During day 1, the item 3 is out-of-stock and the shelves look like this:

<table>
<tr><th> Shelf in the Supermarket </th><th> Customer Purchases</th></tr>
<tr><td>

| Items | Sold | Price |
|-|-|-|
| 0 | Yes | 1.0 $ |
| 1 | Yes | 1.5 $ |
| 2 | Yes | 3.0 $ |
| 3 | No | NA |

</td><td>

| Customer | Purchases | | Customer | Purchases | 
|--|--|--|--|--|
| a | 0 | | d | 1 |
| b | 1 | | e | 1, 2|
| c | 0, 2 | | f | 2 |

</td></tr> </table>


During day 2, the item 3 is refurnished, while this time, item 1 is out-of-stock.
Also, the owner decides to slightly change the prices.

<table>
<tr><th> Shelf in the Supermarket </th><th> Customer Purchases</th></tr>
<tr><td>

| Items | Sold | Price |
|-|-|-|
| 0 | Yes | 1.2 $ |
| 1 | No | NA |
| 2 | Yes | 2.8 $ |
| 3 | Yes | 2.0 $ |

</td><td>

| Customer | Purchases | | Customer | Purchases | 
|--|--|--|--|--|
| g | 0 | | j | 3 |
| h | 2, 3 | | k | 2, 3|
| i | 2 | |  |  |

</td></tr> </table>

We show here how to create Trips from the different purchases and instantiate a TripDataset.

In [None]:
# Day 1:
assortment_day_1 = np.array([1., 1., .1, 0.]) # Item 3 is oos
prices_day_1 = np.array([1.0, 1.5, 3.0, 0.0]) # Needs to give a value for all prices even for not sold items, the value does not matter

trips = []
for basket in [[0], [1], [0, 2], [1], [1, 2], [2]]:
    trips.append(Trip(purchases=basket, prices=prices_day_1, assortment=assortment_day_1)) # Create a Trip for all baskets

# Day 2
assortment_day_2 = np.array([1., 0., .1, 1.]) # Item 1 is oos
prices_day_2 = np.array([1.2, 0.0, 2.9, 2.0]) # Needs to give a value for all prices even for not sold items, the value does not matter

for basket in [[0], [2, 3], [2], [3], [2, 3]]:
    trips.append(Trip(purchases=basket, prices=prices_day_2, assortment=assortment_day_2)) # Create a Trip for all baskets

trip_dataset = TripDataset(trips=trips, available_items=np.ones((1, 4)))

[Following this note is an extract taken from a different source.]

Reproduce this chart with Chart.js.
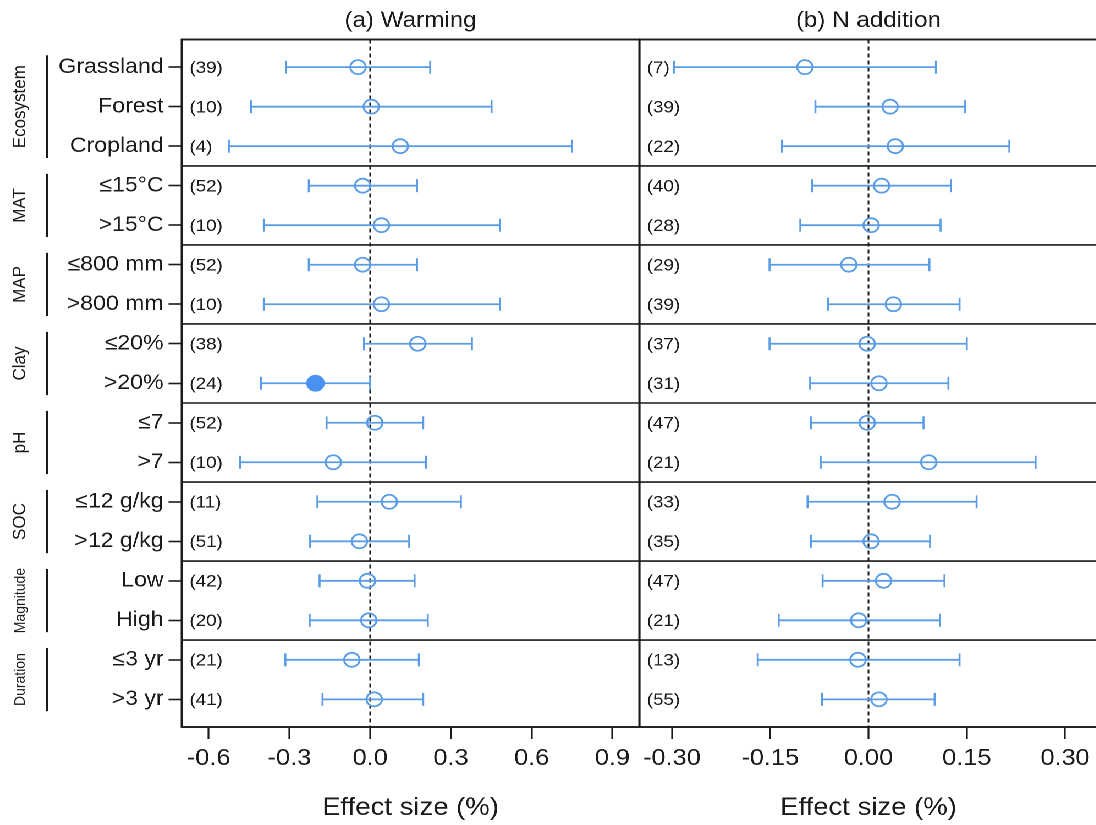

## Instantiating and training the model

Now, we just need to define a few hyperparamters and launch a training.

In [None]:
from choice_learn.basket_models import AleaCarta

latent_sizes = {"preferences": 2}
n_negative_samples = 1
optimizer = "adam"
lr = 5e-4
epochs = 10
batch_size = 4

aleacarta = AleaCarta(
    item_intercept=False,
    price_effects=False,
    seasonal_effects=False,
    latent_sizes=latent_sizes,
    n_negative_samples=n_negative_samples,
    optimizer=optimizer,
    lr=lr,
    epochs=epochs,
    batch_size=batch_size,
)

aleacarta.instantiate(n_items=4, n_stores=1)

# Fit the model
history = aleacarta.fit(trip_dataset)

## Using the model: probabilities & more

Once the model is trained, we can use it to obtain different insighes:
- Next-Item probability
- Items interactions


### Prediction the next purchased item

Let's consider this time that there is no out of stock and all the items are sold.
Let's see how a customer might complete its basket.

In [None]:
proba_empty_basket = aleacarta.compute_item_likelihood(trip=Trip(purchases=[], prices=np.array([1.2, 1.5, 2.9, 2.0]), assortment=np.array([1., 1., 1., 1.])))
proba_basket_with_one_item = aleacarta.compute_item_likelihood(trip=Trip(purchases=[1], prices=np.array([1.2, 1.5, 2.9, 2.0]), assortment=np.array([1., 1., 1., 1.])))

In [None]:
print("A customer with an empty basket has the following probabilities to purchase each item:")
for i in range(4):
    print(f"                item {i}: {proba_empty_basket[i]}")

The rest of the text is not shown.